» The problem
Your task is to repeat the lines from the line with "Recreate this image" to the line with "const xMin = 1929, xMax = 1941, xStep = 2;", both ends included, and nothing else. Pictures stay out of the copy.

# START OF Task input

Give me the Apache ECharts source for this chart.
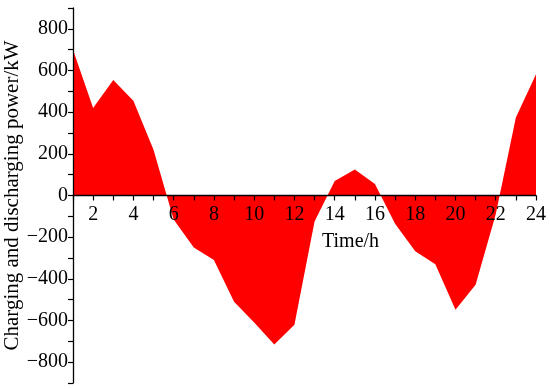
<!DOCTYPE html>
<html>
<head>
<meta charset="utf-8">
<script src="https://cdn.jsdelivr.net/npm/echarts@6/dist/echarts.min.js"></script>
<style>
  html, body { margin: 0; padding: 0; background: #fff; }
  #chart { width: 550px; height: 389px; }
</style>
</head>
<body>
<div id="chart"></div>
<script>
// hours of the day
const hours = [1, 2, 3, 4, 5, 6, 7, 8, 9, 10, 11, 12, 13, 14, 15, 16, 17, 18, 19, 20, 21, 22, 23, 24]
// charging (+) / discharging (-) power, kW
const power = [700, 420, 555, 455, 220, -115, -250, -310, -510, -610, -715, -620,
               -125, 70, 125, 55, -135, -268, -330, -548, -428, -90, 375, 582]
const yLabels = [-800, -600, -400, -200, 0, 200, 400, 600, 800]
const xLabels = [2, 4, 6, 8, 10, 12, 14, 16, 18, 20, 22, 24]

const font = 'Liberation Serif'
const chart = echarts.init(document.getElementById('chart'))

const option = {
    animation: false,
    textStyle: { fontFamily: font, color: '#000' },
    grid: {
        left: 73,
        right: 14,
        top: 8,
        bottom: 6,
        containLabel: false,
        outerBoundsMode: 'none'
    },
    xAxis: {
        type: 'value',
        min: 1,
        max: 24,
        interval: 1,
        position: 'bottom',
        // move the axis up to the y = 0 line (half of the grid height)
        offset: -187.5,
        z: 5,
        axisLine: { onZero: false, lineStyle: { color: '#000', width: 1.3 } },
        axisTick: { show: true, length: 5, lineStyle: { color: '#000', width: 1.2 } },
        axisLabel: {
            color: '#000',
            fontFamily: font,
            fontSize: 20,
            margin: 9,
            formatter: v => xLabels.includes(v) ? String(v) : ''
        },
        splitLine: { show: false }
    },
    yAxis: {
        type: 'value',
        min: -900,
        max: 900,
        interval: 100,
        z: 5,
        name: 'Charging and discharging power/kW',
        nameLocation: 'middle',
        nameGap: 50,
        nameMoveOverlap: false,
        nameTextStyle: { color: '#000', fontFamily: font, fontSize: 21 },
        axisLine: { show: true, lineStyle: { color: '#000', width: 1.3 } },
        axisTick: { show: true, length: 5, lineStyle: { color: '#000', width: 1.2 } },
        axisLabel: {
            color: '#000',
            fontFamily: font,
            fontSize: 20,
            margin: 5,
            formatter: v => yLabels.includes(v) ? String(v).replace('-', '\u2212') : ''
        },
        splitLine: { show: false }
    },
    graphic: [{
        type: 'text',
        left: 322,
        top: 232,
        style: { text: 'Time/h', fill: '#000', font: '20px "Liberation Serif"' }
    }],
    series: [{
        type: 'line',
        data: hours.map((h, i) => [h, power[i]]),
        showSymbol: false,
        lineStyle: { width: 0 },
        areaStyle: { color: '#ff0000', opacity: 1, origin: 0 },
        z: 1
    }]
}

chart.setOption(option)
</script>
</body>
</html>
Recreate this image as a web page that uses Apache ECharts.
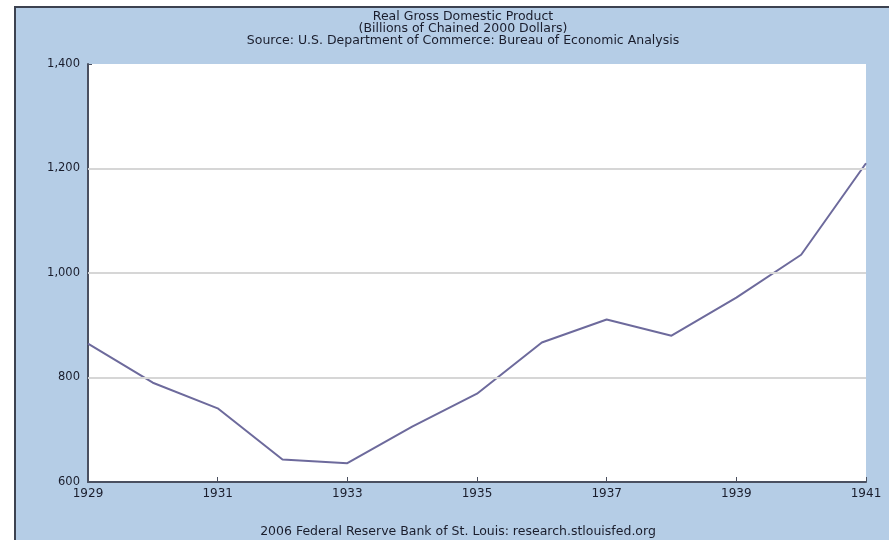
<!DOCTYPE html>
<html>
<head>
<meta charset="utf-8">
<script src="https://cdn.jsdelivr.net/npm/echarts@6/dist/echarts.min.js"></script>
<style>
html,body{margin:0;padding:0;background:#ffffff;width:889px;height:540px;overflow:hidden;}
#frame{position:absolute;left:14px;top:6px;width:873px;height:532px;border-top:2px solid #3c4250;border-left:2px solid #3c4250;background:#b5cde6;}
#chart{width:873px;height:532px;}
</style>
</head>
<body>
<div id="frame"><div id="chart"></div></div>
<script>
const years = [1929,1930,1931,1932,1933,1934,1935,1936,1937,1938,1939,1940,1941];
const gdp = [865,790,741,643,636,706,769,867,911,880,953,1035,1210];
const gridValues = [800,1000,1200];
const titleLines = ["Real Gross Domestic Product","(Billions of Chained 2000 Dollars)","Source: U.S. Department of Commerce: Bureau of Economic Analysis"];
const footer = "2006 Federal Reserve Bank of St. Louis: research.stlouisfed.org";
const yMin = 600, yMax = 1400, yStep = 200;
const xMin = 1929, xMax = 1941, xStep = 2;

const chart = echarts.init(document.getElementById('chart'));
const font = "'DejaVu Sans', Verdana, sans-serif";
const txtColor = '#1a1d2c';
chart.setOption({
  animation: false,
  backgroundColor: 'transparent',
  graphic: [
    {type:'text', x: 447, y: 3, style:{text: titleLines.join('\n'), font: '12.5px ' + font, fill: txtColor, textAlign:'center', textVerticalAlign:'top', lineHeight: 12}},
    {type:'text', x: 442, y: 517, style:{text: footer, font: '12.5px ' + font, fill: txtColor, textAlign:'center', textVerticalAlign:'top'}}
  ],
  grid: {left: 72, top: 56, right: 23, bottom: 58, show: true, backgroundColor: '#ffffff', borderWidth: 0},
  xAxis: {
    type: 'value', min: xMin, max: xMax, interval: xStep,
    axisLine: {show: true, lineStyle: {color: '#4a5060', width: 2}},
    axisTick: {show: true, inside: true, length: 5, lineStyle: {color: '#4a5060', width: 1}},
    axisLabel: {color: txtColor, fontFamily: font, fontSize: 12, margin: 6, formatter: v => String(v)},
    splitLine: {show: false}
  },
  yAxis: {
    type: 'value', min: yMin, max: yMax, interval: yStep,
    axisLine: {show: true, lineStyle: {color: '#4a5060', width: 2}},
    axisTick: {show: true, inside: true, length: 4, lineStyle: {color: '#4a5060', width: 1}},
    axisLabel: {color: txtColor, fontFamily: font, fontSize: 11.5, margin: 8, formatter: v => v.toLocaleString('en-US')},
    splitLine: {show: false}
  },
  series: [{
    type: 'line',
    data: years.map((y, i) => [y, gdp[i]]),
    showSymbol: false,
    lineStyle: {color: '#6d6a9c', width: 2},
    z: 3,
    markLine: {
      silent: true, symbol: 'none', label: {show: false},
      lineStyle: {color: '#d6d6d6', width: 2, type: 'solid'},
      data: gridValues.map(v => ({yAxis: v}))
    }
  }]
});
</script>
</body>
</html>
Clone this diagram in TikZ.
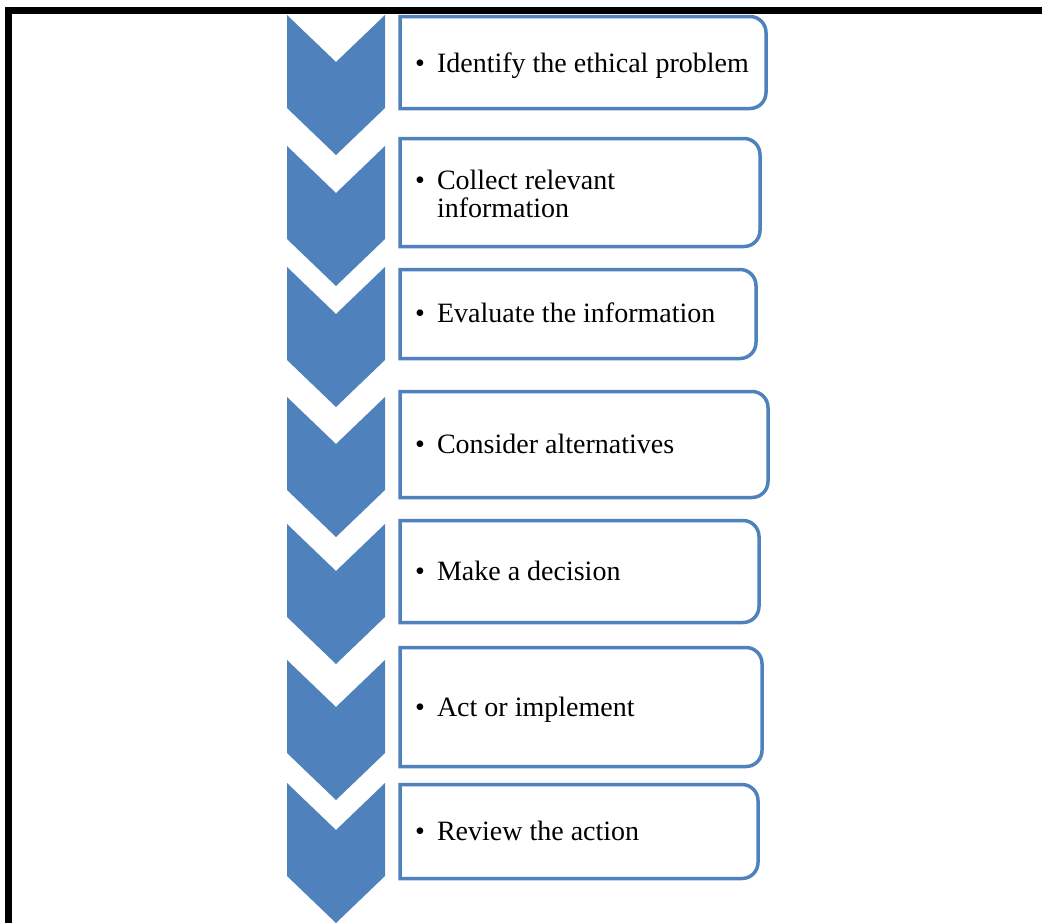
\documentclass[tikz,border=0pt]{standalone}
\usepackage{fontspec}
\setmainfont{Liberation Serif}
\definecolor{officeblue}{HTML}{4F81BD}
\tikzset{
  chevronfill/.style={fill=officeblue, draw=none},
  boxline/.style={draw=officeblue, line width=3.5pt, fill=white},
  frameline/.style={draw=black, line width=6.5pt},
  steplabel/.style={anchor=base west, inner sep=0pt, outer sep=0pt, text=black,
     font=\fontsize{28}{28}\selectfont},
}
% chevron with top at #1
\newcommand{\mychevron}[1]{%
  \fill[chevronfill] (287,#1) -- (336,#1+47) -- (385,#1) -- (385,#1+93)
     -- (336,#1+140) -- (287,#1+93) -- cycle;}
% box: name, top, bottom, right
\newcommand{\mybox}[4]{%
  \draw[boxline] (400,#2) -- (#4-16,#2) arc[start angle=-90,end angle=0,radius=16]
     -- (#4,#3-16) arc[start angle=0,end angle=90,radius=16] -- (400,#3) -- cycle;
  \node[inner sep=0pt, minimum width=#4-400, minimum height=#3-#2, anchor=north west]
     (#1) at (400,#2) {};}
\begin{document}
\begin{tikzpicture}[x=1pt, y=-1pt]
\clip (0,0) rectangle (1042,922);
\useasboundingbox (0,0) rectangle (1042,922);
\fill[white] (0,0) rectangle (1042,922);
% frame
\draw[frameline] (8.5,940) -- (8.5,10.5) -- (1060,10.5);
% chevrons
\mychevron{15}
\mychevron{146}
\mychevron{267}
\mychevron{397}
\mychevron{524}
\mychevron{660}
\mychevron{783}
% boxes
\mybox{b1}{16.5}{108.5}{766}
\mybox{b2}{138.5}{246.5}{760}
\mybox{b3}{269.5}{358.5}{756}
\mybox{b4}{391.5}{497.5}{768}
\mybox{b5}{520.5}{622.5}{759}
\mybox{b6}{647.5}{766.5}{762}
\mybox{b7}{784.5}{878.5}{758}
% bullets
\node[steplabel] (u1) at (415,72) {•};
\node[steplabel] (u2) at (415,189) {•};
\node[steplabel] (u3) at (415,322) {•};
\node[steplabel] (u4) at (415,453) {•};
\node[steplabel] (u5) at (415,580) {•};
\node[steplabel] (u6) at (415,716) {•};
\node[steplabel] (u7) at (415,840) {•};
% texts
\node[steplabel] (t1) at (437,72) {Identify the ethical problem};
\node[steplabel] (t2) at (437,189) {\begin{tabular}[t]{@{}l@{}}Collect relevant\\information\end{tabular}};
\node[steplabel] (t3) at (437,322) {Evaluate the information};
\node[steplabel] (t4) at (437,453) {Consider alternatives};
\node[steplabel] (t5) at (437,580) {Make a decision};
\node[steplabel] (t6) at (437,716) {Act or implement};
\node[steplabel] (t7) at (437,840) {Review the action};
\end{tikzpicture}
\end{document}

# END OF Task input

» Response to the exercise
Recreate this image as a web page that uses Apache ECharts.
<!DOCTYPE html>
<html>
<head>
<meta charset="utf-8">
<script src="https://cdn.jsdelivr.net/npm/echarts@6/dist/echarts.min.js"></script>
<style>
html,body{margin:0;padding:0;background:#ffffff;width:889px;height:540px;overflow:hidden;}
#frame{position:absolute;left:14px;top:6px;width:873px;height:532px;border-top:2px solid #3c4250;border-left:2px solid #3c4250;background:#b5cde6;}
#chart{width:873px;height:532px;}
</style>
</head>
<body>
<div id="frame"><div id="chart"></div></div>
<script>
const years = [1929,1930,1931,1932,1933,1934,1935,1936,1937,1938,1939,1940,1941];
const gdp = [865,790,741,643,636,706,769,867,911,880,953,1035,1210];
const gridValues = [800,1000,1200];
const titleLines = ["Real Gross Domestic Product","(Billions of Chained 2000 Dollars)","Source: U.S. Department of Commerce: Bureau of Economic Analysis"];
const footer = "2006 Federal Reserve Bank of St. Louis: research.stlouisfed.org";
const yMin = 600, yMax = 1400, yStep = 200;
const xMin = 1929, xMax = 1941, xStep = 2;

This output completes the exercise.